Here's an idea, though I don't know how sane it is:
If some place has a positive mass-energy, then there is a gravitational field in it, and vice versa. It's defined by space being "pushed together". So an "anti-gravity" or "repulsive gravity" field, if there were one, a field whose effect would be to "stretch space apart", should cause a negative mass-energy.
So if we take something that produces gravity waves (e.g. some big mass in motion), and found a way to de-couple the oscillating part of the gravitational field from the static part (like AC vs DC electric signal) then we'd get a gravity wave that, instead of going from 0 gravity to positive gravity, would alternate between positive and negative gravity. Probably. So we'd get negative mass-energy, at least sometimes.
The problem is that gravity doesn't behave anything like electricity because afaik there are no objects, natural or artificial, that have a "speed of gravity in material" anything other than the speed of light in vacuum, nor any kind of resistance to gravity, no gravity dipoles or anything that can induce gravity... so no gravity circuits for us I guess.
If only we had lifespans on the order of several hundreds of thousands of years. Then the distances involved don't seem so large.
Trying to think up how to make a warp drive with our current knowledge of physics is like a caveman trying to think up an electric motor just from seeing a lightning storm, all this warp drive shit is just something we see in TV and Movies.
[QUOTE=NeverGoWest;46839867]I am not very knowledgeable on these sort of things, but even if he managed to build a "warp drive" that did that space expansion-space contraction thing wouldn't the "No FTL communication" thing mean that it couldn't go faster than light no matter what because information can't be propagated faster than light or something along the lines of that?[/QUOTE]

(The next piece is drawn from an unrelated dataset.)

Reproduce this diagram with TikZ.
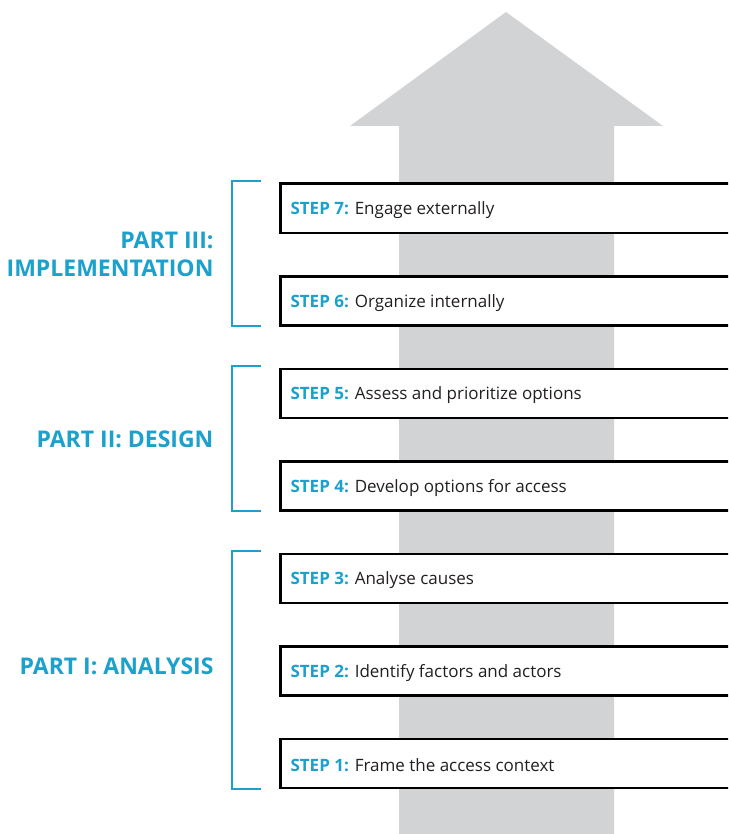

Yes. The Alcubierre drive cannot work as promised (i.e. initially the drive is off and everything is normal, turn it on, space curves, get to your destination faster than a light beam) because changes in space-time can only propagate at the speed of light. A [I]less[/I] impossible "warp drive" would involve traveling to your destination at less than the speed of light, curving space as you go and basically creating a channel so that future ships can there more quickly. But this still relies on negative mass-energy, so it's still probably impossible.